Nos encontros que a Sava promove com cães sem deficiência, a média é de 20 adoções. Dessa vez, três deficientes encontraram um lugar para morar. Cego (olhos perfurados na rua), com cerca de 8 anos, pelos marrom-escuros, Teco acaba de ganhar nome e fará companhia para Liliane Medeiros e Renato Kenjiro. “A maioria tinha protetor, menos ele. Resolvi levá-lo”, diz Liliane. Será o sexto na casa, além dos 12 que a adestradora mantém na residência da mãe. No primeiro dia, Teco ficou um pouco alheio, mas logo mapeou o quintal e, sempre que chamam seu nome, chega balançando o rabo. 

Mesmo destino teve Pandor, depois Adamastor e atual Sheldon. “Meu marido tinha dificuldade para dizer Adamastor”, explica Natália Rogek, que chegou como voluntária e saiu como mãe adotiva. O cachorro de pelos pretos e cerca de 2 anos teve de passar por cirurgia para retirada da pata dianteira, depois de uma protetora encontrá-lo com uma fratura mal curada. Enquanto os pontos não cicatrizam, Sheldon dorme ao lado de uma gata, sua melhor amiga, na cama da bióloga e do marido.

Antes de todos eles, Agô mostrou a estrela mais uma vez. Daniele chegou às 14h na feira, motivada pelo desejo da filha de 5 anos de ter um mascote. Em vez de comprar um, resolveu adotar. “Você vê tantos abandonados na rua”, comentou. Foi paixão à primeira vista. Agô também mudou de nome e agora reina absoluto como Beethoven, na Vila Carioca, zona sul de São Paulo.

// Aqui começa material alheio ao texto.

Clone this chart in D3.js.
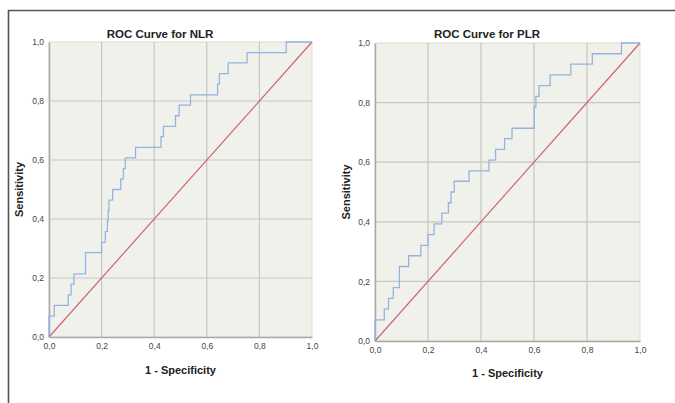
<!DOCTYPE html>
<html>
<head>
<meta charset="utf-8">
<script src="https://cdn.jsdelivr.net/npm/d3@7"></script>
<style>
  body { margin: 0; background: #fff; }
  svg { display: block; font-family: "Liberation Sans", Arial, sans-serif; }
</style>
</head>
<body>
<div id="chart"></div>
<script>
// ROC corner points (1 - specificity, sensitivity)
var nlrFpr = [0, 0, 0.020, 0.073, 0.084, 0.095, 0.139, 0.200, 0.214, 0.222, 0.225, 0.228, 0.232, 0.242, 0.273, 0.283, 0.290, 0.329, 0.426, 0.435, 0.481, 0.495, 0.538, 0.641, 0.648, 0.681, 0.753, 0.902, 1.0];
var nlrTpr = [0, 0.071, 0.107, 0.143, 0.179, 0.214, 0.286, 0.321, 0.357, 0.393, 0.429, 0.464, 0.464, 0.500, 0.536, 0.571, 0.607, 0.643, 0.679, 0.714, 0.750, 0.786, 0.821, 0.857, 0.893, 0.929, 0.964, 1.0, 1.0];

var plrFpr = [0, 0, 0.035, 0.051, 0.069, 0.092, 0.127, 0.173, 0.200, 0.223, 0.252, 0.277, 0.287, 0.299, 0.355, 0.430, 0.455, 0.489, 0.517, 0.601, 0.607, 0.619, 0.661, 0.739, 0.820, 0.930, 1.0];
var plrTpr = [0, 0.071, 0.107, 0.143, 0.179, 0.250, 0.286, 0.321, 0.357, 0.393, 0.429, 0.464, 0.500, 0.536, 0.571, 0.607, 0.643, 0.679, 0.714, 0.786, 0.821, 0.857, 0.893, 0.929, 0.964, 1.0, 1.0];

var tickValues = [0, 0.2, 0.4, 0.6, 0.8, 1.0];
var tickLabels = ["0,0", "0,2", "0,4", "0,6", "0,8", "1,0"];

var panels = [
  {title: "ROC Curve for NLR", fpr: nlrFpr, tpr: nlrTpr, x0: 49, x1: 312, y0: 42, y1: 337, titleX: 160, yLabelX: 19, xLabelY: 374},
  {title: "ROC Curve for PLR", fpr: plrFpr, tpr: plrTpr, x0: 375, x1: 640, y0: 43, y1: 341, titleX: 487, yLabelX: 346, xLabelY: 377}
];

var W = 675, H = 403;
var svg = d3.select("#chart").append("svg")
  .attr("width", W)
  .attr("height", H);

// outer frame (top + left only)
svg.append("path")
  .attr("d", "M8.5," + H + "V10.5H" + W)
  .attr("fill", "none")
  .attr("stroke", "#555")
  .attr("stroke-width", 1.6);

panels.forEach(function(p) {
  var x = d3.scaleLinear().domain([0, 1]).range([p.x0, p.x1]);
  var y = d3.scaleLinear().domain([0, 1]).range([p.y1, p.y0]);
  var g = svg.append("g");

  g.append("rect")
    .attr("x", p.x0).attr("y", p.y0)
    .attr("width", p.x1 - p.x0).attr("height", p.y1 - p.y0)
    .attr("fill", "#f1f1ec")
    .attr("stroke", "#dcdcd6");

  // grid
  g.selectAll(".vgrid").data(tickValues.slice(1, 5)).enter().append("line")
    .attr("x1", d => x(d)).attr("x2", d => x(d))
    .attr("y1", p.y0).attr("y2", p.y1)
    .attr("stroke", "#c6c6c2").attr("stroke-width", 1.2);
  g.selectAll(".hgrid").data(tickValues.slice(1, 5)).enter().append("line")
    .attr("y1", d => y(d)).attr("y2", d => y(d))
    .attr("x1", p.x0).attr("x2", p.x1)
    .attr("stroke", "#c6c6c2").attr("stroke-width", 1.2);

  // axes
  var xAxis = d3.axisBottom(x).tickValues(tickValues)
    .tickFormat((d, i) => tickLabels[i]).tickSize(0).tickPadding(6);
  var yAxis = d3.axisLeft(y).tickValues(tickValues)
    .tickFormat((d, i) => tickLabels[i]).tickSize(0).tickPadding(5);

  var gx = g.append("g").attr("transform", "translate(0," + p.y1 + ")").call(xAxis);
  var gy = g.append("g").attr("transform", "translate(" + p.x0 + ",0)").call(yAxis);
  [gx, gy].forEach(function(a) {
    a.select(".domain").attr("stroke", "#a9a9a5").attr("stroke-width", 1.5);
    a.selectAll("text").attr("font-size", 8.5).attr("fill", "#444")
      .attr("font-family", "\"Liberation Sans\", Arial, sans-serif");
  });

  // reference diagonal
  g.append("line")
    .attr("x1", x(0)).attr("y1", y(0))
    .attr("x2", x(1)).attr("y2", y(1))
    .attr("stroke", "#d0607a").attr("stroke-width", 1.2);

  // ROC curve
  var pts = p.fpr.map((f, i) => [f, p.tpr[i]]);
  var line = d3.line().x(d => x(d[0])).y(d => y(d[1])).curve(d3.curveStepAfter);
  g.append("path")
    .datum(pts)
    .attr("d", line)
    .attr("fill", "none")
    .attr("stroke", "#94b4e0")
    .attr("stroke-width", 1.3);

  // titles
  g.append("text")
    .attr("x", p.titleX).attr("y", 38)
    .attr("text-anchor", "middle")
    .attr("font-size", 11.5).attr("font-weight", "bold").attr("fill", "#222")
    .text(p.title);

  g.append("text")
    .attr("x", (p.x0 + p.x1) / 2).attr("y", p.xLabelY)
    .attr("text-anchor", "middle")
    .attr("font-size", 11).attr("font-weight", "bold").attr("fill", "#222")
    .text("1 - Specificity");

  g.append("text")
    .attr("transform", "translate(" + p.yLabelX + "," + ((p.y0 + p.y1) / 2) + ") rotate(-90)")
    .attr("text-anchor", "middle")
    .attr("dy", "0.35em")
    .attr("font-size", 11).attr("font-weight", "bold").attr("fill", "#222")
    .text("Sensitivity");
});
</script>
</body>
</html>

Segundo estimativa da Organização Mundial da Saúde, há cerca de 20 milhões de cachorros no Brasil. De acordo com os protetores, os grandes responsáveis pelo abandono são a falta de campanhas de conscientização sobre posse responsável, poucos programas de castração para controlar a superpopulação e ausência, em boa parte dos municípios brasileiros, de políticas públicas que encarem o problema dos gatos e cães abandonados como assunto de saúde pública.

A vida dos bichos – assim como as condições sanitárias das ruas – seria muito mais difícil não fossem as entidades e, principalmente, a ação dos defensores independentes. Como definiu Fowler Filho, presidente da ONG Focinhos Gelados, “um inestimável exército de gente que fica no anonimato”.

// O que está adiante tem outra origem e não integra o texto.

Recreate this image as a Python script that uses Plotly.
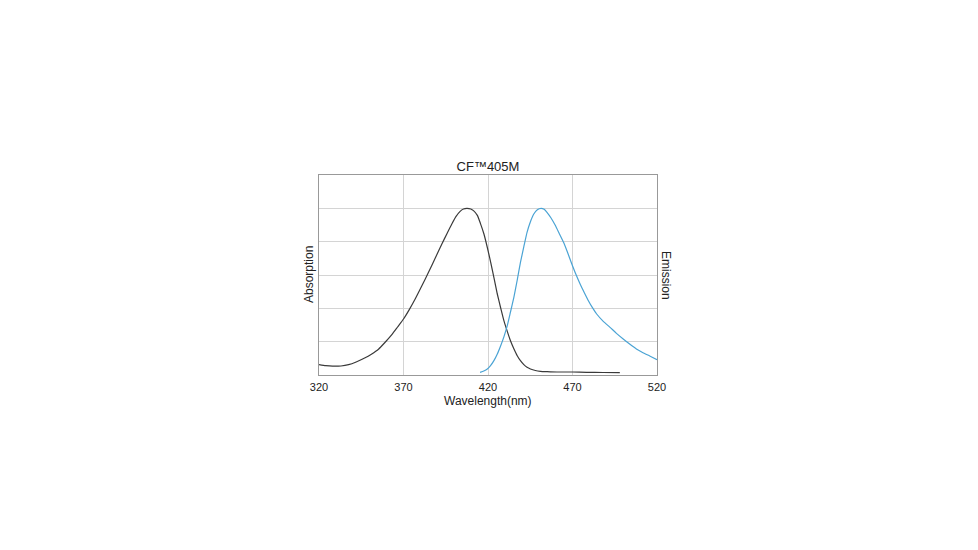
import plotly.graph_objects as go

# Absorption spectrum (normalised)
abs_wl = [320, 324, 328, 333, 337.5, 342, 347.3, 351, 355.2, 359, 363.1, 366.5, 370,
          373.5, 376.9, 380.8, 384.8, 388.8, 392.7, 395.7, 398.6, 401, 403.5, 405.5,
          407.5, 409.8, 411.4, 413.7, 415.5, 417.6, 419.6, 421.6, 423.6, 425.5, 427.5,
          429.4, 431.4, 433.3, 435.3, 437.3, 439.2, 441.2, 443.1, 445.1, 448, 451,
          455, 460.8, 470, 478.4, 488, 498]
abs_val = [0.062, 0.056, 0.053, 0.054, 0.062, 0.078, 0.103, 0.125, 0.155, 0.195, 0.242,
           0.288, 0.336, 0.394, 0.456, 0.534, 0.616, 0.702, 0.786, 0.848, 0.906, 0.95,
           0.982, 0.996, 1.0, 0.996, 0.986, 0.958, 0.91, 0.846, 0.765, 0.676, 0.58,
           0.486, 0.402, 0.326, 0.262, 0.206, 0.158, 0.116, 0.086, 0.062, 0.046, 0.036,
           0.027, 0.022, 0.02, 0.018, 0.018, 0.016, 0.015, 0.014]

# Emission spectrum (normalised)
em_wl = [415.3, 417.5, 419.6, 421.5, 423.5, 425.5, 427.5, 429.5, 431.4, 433.3, 435.3,
         437.3, 439.2, 441.2, 443.1, 445.1, 447.1, 449.2, 451.4, 453.2, 454.9, 457.3,
         459.8, 462.2, 464.7, 467.2, 469.6, 472, 474.5, 477, 479.4, 481.8, 484.3, 488.2,
         492.2, 496, 500, 504, 507.8, 511.7, 515.7, 520]
em_val = [0.016, 0.024, 0.036, 0.056, 0.086, 0.126, 0.176, 0.232, 0.296, 0.378, 0.466,
          0.57, 0.676, 0.77, 0.856, 0.92, 0.966, 0.992, 1.0, 0.994, 0.976, 0.942, 0.898,
          0.848, 0.796, 0.732, 0.666, 0.604, 0.546, 0.494, 0.446, 0.404, 0.366, 0.322,
          0.286, 0.25, 0.216, 0.184, 0.156, 0.134, 0.114, 0.092]

x_ticks = [320, 370, 420, 470, 520]

fig = go.Figure()
fig.add_trace(go.Scatter(x=abs_wl, y=abs_val, mode="lines",
                         line=dict(color="#3a3a3a", width=1.2, shape="spline", smoothing=0.5),
                         hoverinfo="skip", showlegend=False))
fig.add_trace(go.Scatter(x=em_wl, y=em_val, mode="lines",
                         line=dict(color="#4aa3d4", width=1.2, shape="spline", smoothing=0.5),
                         hoverinfo="skip", showlegend=False))

lab_font = dict(family="Liberation Sans, Arial, sans-serif", size=12, color="#222")

fig.update_layout(
    width=978, height=550,
    margin=dict(l=311, r=329, t=167, b=183),
    paper_bgcolor="white", plot_bgcolor="white",
    font=dict(family="Liberation Sans, Arial, sans-serif", size=11, color="#222"),
    title=dict(text="CF™405M", x=0.5, xref="paper", xanchor="center",
               y=1, yref="paper", yanchor="bottom", pad=dict(b=4),
               font=dict(size=13, color="#222")),
    xaxis=dict(range=[320, 520], tickvals=x_ticks, ticks="", showgrid=True,
               gridcolor="#d4d4d4", gridwidth=1, zeroline=False,
               showline=True, linecolor="#999", linewidth=1, mirror=True,
               ticklabelstandoff=2, tickfont=dict(size=11)),
    yaxis=dict(range=[0, 1.2], dtick=0.2, showticklabels=False, ticks="",
               showgrid=True, gridcolor="#d4d4d4", gridwidth=1, zeroline=False,
               showline=True, linecolor="#999", linewidth=1, mirror=True),
    annotations=[
        dict(text="Wavelength(nm)", x=0.5, xref="paper", xanchor="center",
             y=0, yref="paper", yshift=-26, yanchor="middle",
             showarrow=False, font=lab_font),
        dict(text="Absorption", x=0, xref="paper", xshift=-10, xanchor="center",
             y=0.5, yref="paper", yanchor="middle", textangle=-90,
             showarrow=False, font=lab_font),
        dict(text="Emission", x=1, xref="paper", xshift=9, xanchor="center",
             y=0.5, yref="paper", yanchor="middle", textangle=90,
             showarrow=False, font=lab_font),
    ],
)

fig.write_html("out.html")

Após denúncias, Centro de Controle de Zoonoses afasta diretor

Canil de São Paulo

Responsável pelos cuidados com os animais apreendidos nas ruas, o canil do Centro de Controle de Zoonoses (CCZ) da cidade de São Paulo é acusado de negligência. “O CCZ mistura cães sadios com doentes, grandes com pequenos. Eles acabam transmitindo viroses uns para outros ou brigando e se matando”, denuncia Arlete Martinez, presidente da Sava. “Depois que o senhor Marco Antonio Vigilato assumiu a gerência, a parceria com as ONGs para feiras de adoção foram canceladas e há obstáculos para a atuação dos protetores”, conta a jornalista Silvana Andrade, diretora da Agência Nacional dos Direitos dos Animais. Diante da pressão, Vigilato foi afastado e algumas mudanças já começam a aparecer como parcerias com voluntários para passeios com os animais e mutirões de banho e tosa aos que serão disponibilizados para adoção. Coordenadora do Programa de Proteção e Bem-Estar Animal da prefeitura, Rita Garcia aponta falta de estrutura como a principal dificuldade do órgão. Desde 2008, uma lei estadual impede a eutanásia de animais saudáveis. “O CCZ não foi preparado para ficar tanto tempo com os cachorros. Há canis para abrigá-los por até três dias. Antes eram mortos depois desse período.” De acordo com a veterinária, um edital para obras de ampliação deve sair até o mês que vem. Por enquanto, os cerca de 500 cães são separados conforme a personalidade, independentemente do porte, e os doentes são colocados com outros na mesma condição. Mas não há área de isolamento.